The Home Office impact assessment estimates2 that there are approximately 400,000 current holders of BN(O) passports but as many as 2.9 million people with BN(O) status in Hong Kong. The Home Office estimates that 5.4 million Hong Kong residents will be eligible to move to the UK and follow a pathway to UK citizenship. This consists of 2.9 million BN(O)s, 2.3 million BN(O) dependants and the extension of the policy to 187,000 18 to 23-year olds not deemed BN(O) dependants but have at least one BN(O) parent. It should be noted that while 5.4 million people may be eligible not all will want to follow this pathway.

The status has since closed to applications, and so no-one else can obtain a BN(O) status if they are not already entitled to one

Following the introduction of the Hong Kong national security law by the Chinese government, the UK government raised concerns that this new legislation infringes on the rights of the people of Hong Kong under the Hong Kong Basic Law and is in breach of International Law – the Sino-British Joint Declaration.

In June 2020, the UK government signalled its intention to offer a direct route for people with BN(O) status in Hong Kong to live and settle in the UK, should they feel that they are no longer able to live in Hong Kong as a result of the national security law impacting their individual freedoms.

In July 2020, the Home Secretary published a policy statement outlining a new visa route for people with BN(O) status from Hong Kong to apply to come and live in the UK, with a route to settlement. Further guidance on this new visa was published in October 2020 outlining the conditions and requirements of this new visa route.

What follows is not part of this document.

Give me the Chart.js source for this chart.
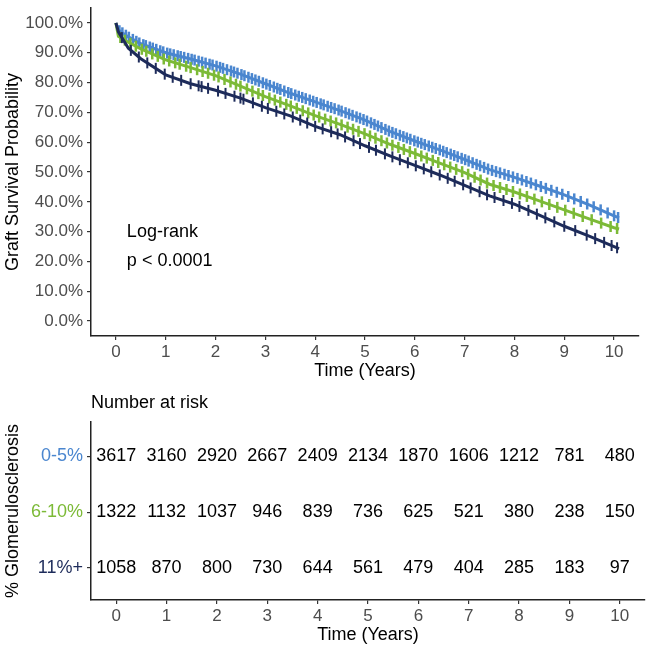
<!DOCTYPE html>
<html>
<head>
<meta charset="utf-8">
<script src="https://cdn.jsdelivr.net/npm/chart.js@4.4.1/dist/chart.umd.min.js"></script>
<style>
  html, body { margin: 0; padding: 0; background: #fff; }
  #wrap { position: relative; width: 647px; height: 646px; }
  #surv { position: absolute; left: 0; top: 0; }
  #risk { position: absolute; left: 0; top: 382px; }
</style>
</head>
<body>
<div id="wrap">
  <canvas id="surv" width="647" height="382"></canvas>
  <canvas id="risk" width="647" height="264"></canvas>
</div>
<script>
// groups and colours
const groups = ['0-5%', '6-10%', '11%+'];
const colors = ['rgb(74, 134, 207)', 'rgb(124, 186, 55)', 'rgb(29, 43, 90)'];

// axis ticks
const years = [0, 1, 2, 3, 4, 5, 6, 7, 8, 9, 10];
const survTicks = [0, 10, 20, 30, 40, 50, 60, 70, 80, 90, 100];

// survival (%) at these times (years)
const times = [0, 0.05, 0.25, 0.5, 1, 1.5, 2, 2.5, 3, 3.5, 4, 4.5, 5, 5.5, 6, 6.5, 7, 7.5, 8, 8.5, 9, 9.5, 10, 10.1];
const survLow  = [100, 97.6, 95.3, 93.0, 90.0, 87.9, 85.6, 82.8, 79.6, 76.4, 73.5, 70.6, 67.4, 63.6, 60.4, 57.4, 54.2, 50.8, 48.2, 45.3, 42.3, 39.0, 35.3, 34.6];
const survMid  = [100, 95.5, 93.5, 91.3, 87.6, 85.0, 82.3, 78.8, 75.3, 72.2, 68.9, 66.0, 62.8, 59.3, 56.2, 53.0, 49.8, 45.9, 43.3, 40.3, 37.3, 34.3, 31.3, 30.9];
const survHigh = [100, 97.0, 91.5, 88.0, 82.6, 79.6, 77.4, 74.8, 71.6, 68.8, 65.3, 62.5, 58.8, 55.4, 52.2, 49.0, 45.5, 42.0, 39.2, 35.5, 31.8, 28.5, 25.0, 24.3];

// censoring times (years)
const censorLow = [0.07, 0.13, 0.2, 0.26, 0.34, 0.41, 0.47, 0.55, 0.6, 0.68, 0.74, 0.81, 0.89, 0.95, 1.03, 1.09, 1.16, 1.24, 1.3, 1.37, 1.45, 1.52, 1.58, 1.66, 1.73, 1.8, 1.88, 1.94, 2.02, 2.09, 2.15, 2.23, 2.31, 2.37, 2.44, 2.52, 2.58, 2.66, 2.73, 2.8, 2.87, 2.95, 3.02, 3.09, 3.17, 3.24, 3.3, 3.38, 3.46, 3.52, 3.6, 3.67, 3.74, 3.81, 3.89, 3.96, 4.03, 4.11, 4.17, 4.25, 4.32, 4.39, 4.47, 4.53, 4.61, 4.68, 4.75, 4.83, 4.9, 4.97, 5.04, 5.12, 5.19, 5.26, 5.33, 5.41, 5.48, 5.55, 5.62, 5.7, 5.77, 5.84, 5.91, 5.99, 6.06, 6.13, 6.2, 6.28, 6.35, 6.42, 6.5, 6.57, 6.64, 6.72, 6.79, 6.86, 6.94, 7.01, 7.08, 7.16, 7.24, 7.31, 7.39, 7.47, 7.55, 7.63, 7.71, 7.8, 7.88, 7.97, 8.06, 8.15, 8.24, 8.33, 8.43, 8.53, 8.63, 8.74, 8.85, 8.96, 9.08, 9.2, 9.33, 9.46, 9.59, 9.73, 9.87, 10.0, 10.08];
const censorMid = [0.09, 0.18, 0.29, 0.4, 0.52, 0.61, 0.73, 0.84, 0.96, 1.07, 1.19, 1.28, 1.41, 1.5, 1.63, 1.74, 1.85, 1.97, 2.06, 2.18, 2.3, 2.41, 2.5, 2.63, 2.74, 2.86, 2.95, 3.08, 3.19, 3.3, 3.42, 3.51, 3.63, 3.75, 3.86, 3.97, 4.08, 4.2, 4.31, 4.42, 4.53, 4.65, 4.76, 4.87, 4.99, 5.1, 5.21, 5.33, 5.44, 5.55, 5.67, 5.78, 5.9, 6.01, 6.13, 6.24, 6.36, 6.47, 6.59, 6.71, 6.83, 6.95, 7.07, 7.2, 7.32, 7.45, 7.58, 7.71, 7.84, 7.97, 8.11, 8.25, 8.4, 8.55, 8.7, 8.86, 9.02, 9.19, 9.37, 9.55, 9.74, 9.93, 10.06];
const censorHigh = [0.12, 0.3, 0.46, 0.63, 0.8, 0.98, 1.14, 1.31, 1.5, 1.66, 1.72, 1.85, 2.05, 2.2, 2.38, 2.5, 2.56, 2.75, 2.93, 3.05, 3.22, 3.38, 3.55, 3.7, 3.84, 4.0, 4.15, 4.32, 4.45, 4.6, 4.77, 4.9, 5.08, 5.22, 5.4, 5.55, 5.7, 5.86, 6.02, 6.18, 6.33, 6.5, 6.66, 6.8, 6.97, 7.12, 7.3, 7.45, 7.6, 7.78, 7.95, 8.1, 8.28, 8.45, 8.62, 8.8, 9.0, 9.22, 9.45, 9.62, 9.8, 9.95, 10.06];

// number at risk
const riskLow  = [3617, 3160, 2920, 2667, 2409, 2134, 1870, 1606, 1212, 781, 480];
const riskMid  = [1322, 1132, 1037, 946, 839, 736, 625, 521, 380, 238, 150];
const riskHigh = [1058, 870, 800, 730, 644, 561, 479, 404, 285, 183, 97];

const survAll = [survLow, survMid, survHigh];
const censorAll = [censorLow, censorMid, censorHigh];
const riskAll = [riskLow, riskMid, riskHigh];

const FONT = "'Liberation Sans', Arial, sans-serif";
Chart.defaults.font.family = FONT;
Chart.defaults.animation = false;

// value of a curve at time t (on the drawn segments)
function curveAt(t, surv) {
  for (let i = 1; i < times.length; i++) {
    if (t <= times[i]) {
      const f = (t - times[i - 1]) / (times[i] - times[i - 1]);
      return surv[i - 1] + f * (surv[i] - surv[i - 1]);
    }
  }
  return surv[surv.length - 1];
}

function xAxis(h) {
  return {
    type: 'linear',
    min: -0.5,
    max: 10.5,
    afterBuildTicks: s => { s.ticks = years.map(v => ({ value: v })); },
    afterFit: s => { s.height = h; s.paddingLeft = 0; s.paddingRight = 0; },
    border: { display: true, color: '#222', width: 1.5 },
    grid: { drawOnChartArea: false, drawTicks: true, tickLength: 4, color: '#333', lineWidth: 1.2 },
    ticks: { color: '#4d4d4d', font: { size: 17 }, padding: 2, maxRotation: 0, autoSkip: false },
    title: { display: true, text: 'Time (Years)', color: '#000', font: { size: 18 }, padding: 0 },
  };
}

function yFit(s) { s.width = 91; s.paddingTop = 0; s.paddingBottom = 0; }

const datasets = [];
groups.forEach((g, k) => {
  datasets.push({
    label: g,
    data: times.map((t, i) => ({ x: t, y: survAll[k][i] })),
    showLine: true,
    borderColor: colors[k],
    borderWidth: 3,
    pointRadius: 0,
    tension: 0,
    order: 10 - 2 * k,
  });
  datasets.push({
    label: g + ' censored',
    data: censorAll[k].map(t => ({ x: t, y: curveAt(t, survAll[k]) })),
    showLine: false,
    pointStyle: 'line',
    rotation: 90,
    pointRadius: 5.5,
    pointBorderWidth: k === 2 ? 2 : 2.5,
    borderColor: colors[k],
    backgroundColor: colors[k],
    order: 9 - 2 * k,
  });
});

const pValueText = {
  id: 'pValueText',
  afterDatasetsDraw(chart) {
    const { ctx, scales } = chart;
    ctx.save();
    ctx.fillStyle = '#000';
    ctx.font = '18px ' + FONT;
    ctx.textAlign = 'left';
    ctx.textBaseline = 'middle';
    ctx.fillText('Log-rank', scales.x.getPixelForValue(0.22), scales.y.getPixelForValue(30));
    ctx.fillText('p < 0.0001', scales.x.getPixelForValue(0.22), scales.y.getPixelForValue(20));
    ctx.restore();
  },
};

new Chart(document.getElementById('surv'), {
  type: 'scatter',
  data: { datasets: datasets },
  options: {
    responsive: false,
    layout: { padding: { left: 0, right: 2, top: 0, bottom: 0 } },
    plugins: { legend: { display: false }, tooltip: { enabled: false } },
    scales: {
      x: xAxis(46),
      y: {
        type: 'linear',
        min: -5,
        max: 105,
        afterBuildTicks: s => { s.ticks = survTicks.map(v => ({ value: v })); },
        afterFit: yFit,
        border: { display: true, color: '#222', width: 1.5 },
        grid: { drawOnChartArea: false, drawTicks: true, tickLength: 4, color: '#333', lineWidth: 1.2 },
        ticks: { color: '#4d4d4d', font: { size: 17 }, padding: 4, callback: v => v.toFixed(1) + '%' },
        title: { display: true, text: 'Graft Survival Probability', color: '#000', font: { size: 18 }, padding: { top: 2, bottom: 0 } },
      },
    },
  },
  plugins: [pValueText],
});

// risk table
const riskText = {
  id: 'riskText',
  afterDatasetsDraw(chart) {
    const { ctx, chartArea } = chart;
    ctx.save();
    ctx.fillStyle = '#000';
    ctx.font = '18px ' + FONT;
    ctx.textAlign = 'center';
    ctx.textBaseline = 'middle';
    chart.data.datasets.forEach((ds, k) => {
      chart.getDatasetMeta(k).data.forEach((pt, i) => {
        ctx.fillText(String(ds.data[i].n), pt.x, pt.y);
      });
    });
    ctx.textAlign = 'left';
    ctx.fillText('Number at risk', chartArea.left, chartArea.top - 19);
    ctx.restore();
  },
};

new Chart(document.getElementById('risk'), {
  type: 'scatter',
  data: {
    datasets: groups.map((g, k) => ({
      label: g,
      data: riskAll[k].map((n, i) => ({ x: years[i], y: k, n: n })),
      pointRadius: 0,
    })),
  },
  options: {
    responsive: false,
    layout: { padding: { left: 0, right: 2, top: 40, bottom: 0 } },
    plugins: { legend: { display: false }, tooltip: { enabled: false } },
    scales: {
      x: xAxis(46),
      y: {
        type: 'linear',
        reverse: true,
        min: -0.61,
        max: 2.57,
        afterBuildTicks: s => { s.ticks = groups.map((g, k) => ({ value: k })); },
        afterFit: yFit,
        border: { display: true, color: '#222', width: 1.5 },
        grid: { drawOnChartArea: false, drawTicks: true, tickLength: 4, color: '#333', lineWidth: 1.2 },
        ticks: {
          font: { size: 18 },
          padding: 4,
          color: c => colors[c.tick ? c.tick.value : c.index] || '#000',
          callback: v => groups[v],
        },
        title: { display: true, text: '% Glomerulosclerosis', color: '#000', font: { size: 18 }, padding: { top: 2, bottom: 0 } },
      },
    },
  },
  plugins: [riskText],
});
</script>
</body>
</html>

To be eligible, applicants:

  • Must have BN(O) status.
  • Are entitled to bring with them any dependent family members, providing they meet the criteria for eligible dependents, such as spouses and dependent children under 18 years of age.
  • Do not require a job offer, however applicants must be able to demonstrate that they have enough funds to support themselves independently in the UK for at least 6 months.
  • Can make applications from outside the UK but also within the UK for people with BN(O) status already residing here.
  • There is no English language requirement however, the applicant must demonstrate a commitment to learn English.
  • The new route would allow holders of British national (overseas) (BNO) to apply for either two periods of 30 months or a single period of five years. After five years they can apply to settle in the UK, and for citizenship after a further 12 months.

Potential impact on local authorities and communities

It is expected that this new cohort of migrants is initially likely to move to areas with existing communities of Hong Kong descent where some may already have friends and familial links.

Analysis of census data shows that the following boroughs have the highest number of residents with Hong Kong identified as the country of birth:

Barnet Lambeth
Camden Lewisham
Ealing Southwark
Greenwich Tower Hamlets
Islington Westminster

It is impossible to say at this stage the number of people with BN (O) who will choose to come to the UK. However, there are a number of considerations that must be taken account of to ensure that local services are in place to help this new cohort of migrants to the capital.

The Home Office Impact Assessment identifies the potential impact on local authorities outlining that – “any significant surge in arrivals of BN(O)s to the UK, particularly where they settled in relatively few areas, could lead to further, disproportionate costs for local authorities which may be required to put in place contingency arrangements to meet the demand for services such as education, health care, housing and translation. This burden on local authorities is not expected to be significant as BN(O)s will tend to be self-sufficient and will be seeking employment. However, if some are unable to find work and their financial provisions are exhausted, they will seek support from LAs”.

Some further areas for local authority consideration are outlined below:

  • Impact on community cohesion and integration – Although the number of migrants expected to come is unknown, there is reason to anticipate a particular focus of movement into boroughs with communities of a shared heritage. In those boroughs, consideration will be needed of how to plan for the integration of these communities and work within localities to support community cohesion.
  • Potential impact on education – Those with BN(O) status will be allowed to come to the country with their dependants. A potential impact is that depending on the numbers of migrants that move to a particular borough there may be increased demand for school places that will have to be met.
  • Notably, there is a no recourse to public funds (NRPF) condition attached to the visa. Local authorities may find themselves having to respond to migrant homelessness through the discretionary provision of homelessness services, which remains unfunded due to the NRPF status, or where statutory duties under the Care Act 2014 or Children Act 1989 are identified.

The Home Office will consider whether there are any new burdens on Local authorities and potentially carry out a New Burdens Assessment (NBA) to assess the impact on LAs prior to the introduction of this policy in early 2021.


The government is yet to commit any funding for supporting the integration of this cohort of migrants to ensure a smooth and successful integration process that results in benefits to the individuals and the receiving communities by maximising the potential of the group as well as preventing crises.

Lessons from other groups that have migrated in the past shows that new arrivals will have needs such as language, study, skills and knowledge to help them to adapt to a new community. The availability of ESOL programmes or schemes supporting groups into employment will be key to ensuring new arrivals have the tools to settle into their new communities.

The lack of funding and the pressure on existing resources of councils and those in the voluntary and community sector is a concern and support is required from government to help services respond.

Ultimately it is important to also recognise that there may also be a number of benefits to local communities as a result of this cohort. The arrival of new migrants with the right to work who may be able to fill skill gaps, develop local businesses or improve the performances of local schools are just some of many examples of where migration can have a positive impact on local communities.